- [TASK DIRECTIONS]: Begin at the first line of the data and copy each line through the one containing "const axisTicks = [0, 50, 100, 150, 200];", that line included, with no pictures.

(begin)

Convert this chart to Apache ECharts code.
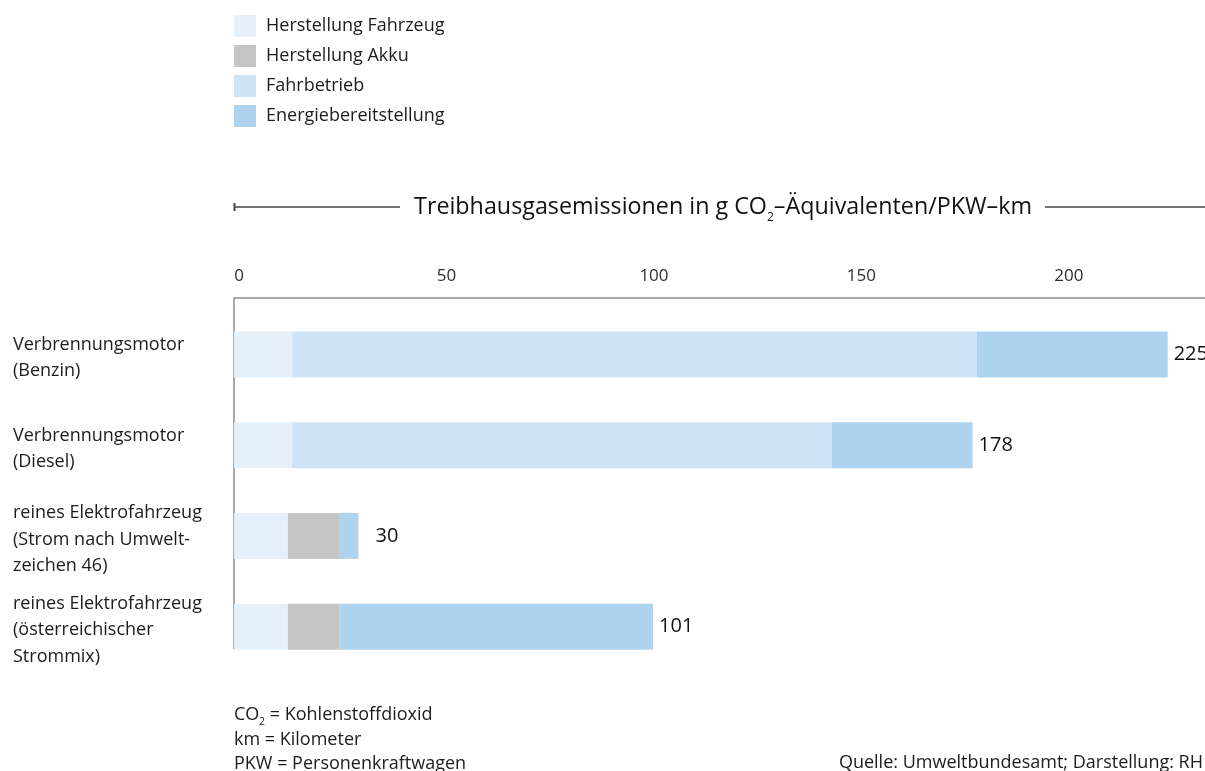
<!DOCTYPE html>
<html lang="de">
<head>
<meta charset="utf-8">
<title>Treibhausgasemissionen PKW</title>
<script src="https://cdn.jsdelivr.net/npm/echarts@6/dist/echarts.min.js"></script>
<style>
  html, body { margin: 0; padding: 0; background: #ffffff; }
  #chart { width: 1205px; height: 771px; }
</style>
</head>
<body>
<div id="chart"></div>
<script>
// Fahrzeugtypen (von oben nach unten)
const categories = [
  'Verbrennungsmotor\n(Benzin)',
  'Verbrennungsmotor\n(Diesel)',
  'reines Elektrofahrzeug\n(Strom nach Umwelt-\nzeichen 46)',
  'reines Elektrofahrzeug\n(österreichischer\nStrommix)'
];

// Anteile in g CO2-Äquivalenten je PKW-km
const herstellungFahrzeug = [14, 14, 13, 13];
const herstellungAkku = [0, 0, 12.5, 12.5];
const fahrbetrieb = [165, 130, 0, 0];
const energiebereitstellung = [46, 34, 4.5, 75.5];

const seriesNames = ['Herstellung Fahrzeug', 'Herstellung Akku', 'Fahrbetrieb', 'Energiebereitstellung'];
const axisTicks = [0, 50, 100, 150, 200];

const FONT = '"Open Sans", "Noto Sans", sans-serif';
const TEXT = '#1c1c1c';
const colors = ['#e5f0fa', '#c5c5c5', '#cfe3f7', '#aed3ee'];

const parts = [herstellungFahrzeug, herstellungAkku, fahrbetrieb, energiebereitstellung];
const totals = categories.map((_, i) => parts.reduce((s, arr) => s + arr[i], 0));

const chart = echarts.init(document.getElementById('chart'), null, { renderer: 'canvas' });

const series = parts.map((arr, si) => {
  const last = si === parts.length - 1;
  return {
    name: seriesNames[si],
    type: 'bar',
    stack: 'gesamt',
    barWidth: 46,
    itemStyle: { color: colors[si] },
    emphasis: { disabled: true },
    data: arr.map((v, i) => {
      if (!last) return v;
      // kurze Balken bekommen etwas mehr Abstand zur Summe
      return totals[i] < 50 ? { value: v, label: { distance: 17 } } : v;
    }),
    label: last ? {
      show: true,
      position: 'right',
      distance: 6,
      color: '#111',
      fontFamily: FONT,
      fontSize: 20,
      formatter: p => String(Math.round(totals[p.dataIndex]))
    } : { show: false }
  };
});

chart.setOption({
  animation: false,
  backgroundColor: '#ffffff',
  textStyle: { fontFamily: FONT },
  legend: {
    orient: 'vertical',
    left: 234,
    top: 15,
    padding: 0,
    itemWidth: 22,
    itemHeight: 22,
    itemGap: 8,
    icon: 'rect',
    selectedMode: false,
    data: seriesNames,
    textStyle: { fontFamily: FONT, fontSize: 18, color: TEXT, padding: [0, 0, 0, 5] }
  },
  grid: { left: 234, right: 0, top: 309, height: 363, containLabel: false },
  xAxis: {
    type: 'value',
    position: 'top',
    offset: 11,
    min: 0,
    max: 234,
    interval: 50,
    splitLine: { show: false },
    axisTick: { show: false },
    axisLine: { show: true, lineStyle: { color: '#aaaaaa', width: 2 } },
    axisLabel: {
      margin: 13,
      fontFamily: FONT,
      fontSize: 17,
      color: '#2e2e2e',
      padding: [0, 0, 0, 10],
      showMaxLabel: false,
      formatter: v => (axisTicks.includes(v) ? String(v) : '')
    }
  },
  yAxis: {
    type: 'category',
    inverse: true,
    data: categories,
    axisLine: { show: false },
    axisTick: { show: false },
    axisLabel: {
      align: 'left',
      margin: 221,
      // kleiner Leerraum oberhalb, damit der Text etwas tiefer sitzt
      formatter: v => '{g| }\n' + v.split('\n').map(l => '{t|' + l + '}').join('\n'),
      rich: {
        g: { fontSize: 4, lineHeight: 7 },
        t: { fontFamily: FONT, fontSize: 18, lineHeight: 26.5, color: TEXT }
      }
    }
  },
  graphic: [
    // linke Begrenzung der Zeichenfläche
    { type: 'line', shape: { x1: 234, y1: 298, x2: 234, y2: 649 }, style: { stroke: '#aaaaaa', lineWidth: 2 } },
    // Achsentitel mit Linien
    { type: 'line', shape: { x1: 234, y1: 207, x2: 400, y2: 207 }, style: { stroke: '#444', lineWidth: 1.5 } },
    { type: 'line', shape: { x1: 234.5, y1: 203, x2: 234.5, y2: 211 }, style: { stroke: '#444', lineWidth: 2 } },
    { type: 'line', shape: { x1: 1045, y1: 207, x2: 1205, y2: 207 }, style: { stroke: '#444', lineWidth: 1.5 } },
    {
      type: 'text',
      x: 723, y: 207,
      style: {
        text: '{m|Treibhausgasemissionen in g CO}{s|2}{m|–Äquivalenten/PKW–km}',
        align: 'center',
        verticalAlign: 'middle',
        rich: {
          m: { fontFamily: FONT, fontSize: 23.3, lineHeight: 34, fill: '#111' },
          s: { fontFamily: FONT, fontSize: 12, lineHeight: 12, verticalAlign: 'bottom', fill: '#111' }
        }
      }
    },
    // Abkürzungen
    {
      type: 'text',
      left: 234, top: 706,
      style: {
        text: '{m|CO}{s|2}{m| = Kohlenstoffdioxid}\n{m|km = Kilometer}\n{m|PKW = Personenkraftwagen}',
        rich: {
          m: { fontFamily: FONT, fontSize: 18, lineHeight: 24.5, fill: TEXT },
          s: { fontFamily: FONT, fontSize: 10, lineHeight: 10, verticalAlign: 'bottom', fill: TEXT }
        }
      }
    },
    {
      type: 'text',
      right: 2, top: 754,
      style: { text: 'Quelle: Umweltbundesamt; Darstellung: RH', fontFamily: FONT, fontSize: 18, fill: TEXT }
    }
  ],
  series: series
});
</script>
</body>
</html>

(end)

- [OUTPUT OF THE TASK]:
Convert this chart to Apache ECharts code.
<!DOCTYPE html>
<html lang="de">
<head>
<meta charset="utf-8">
<title>Treibhausgasemissionen PKW</title>
<script src="https://cdn.jsdelivr.net/npm/echarts@6/dist/echarts.min.js"></script>
<style>
  html, body { margin: 0; padding: 0; background: #ffffff; }
  #chart { width: 1205px; height: 771px; }
</style>
</head>
<body>
<div id="chart"></div>
<script>
// Fahrzeugtypen (von oben nach unten)
const categories = [
  'Verbrennungsmotor\n(Benzin)',
  'Verbrennungsmotor\n(Diesel)',
  'reines Elektrofahrzeug\n(Strom nach Umwelt-\nzeichen 46)',
  'reines Elektrofahrzeug\n(österreichischer\nStrommix)'
];

// Anteile in g CO2-Äquivalenten je PKW-km
const herstellungFahrzeug = [14, 14, 13, 13];
const herstellungAkku = [0, 0, 12.5, 12.5];
const fahrbetrieb = [165, 130, 0, 0];
const energiebereitstellung = [46, 34, 4.5, 75.5];

const seriesNames = ['Herstellung Fahrzeug', 'Herstellung Akku', 'Fahrbetrieb', 'Energiebereitstellung'];
const axisTicks = [0, 50, 100, 150, 200];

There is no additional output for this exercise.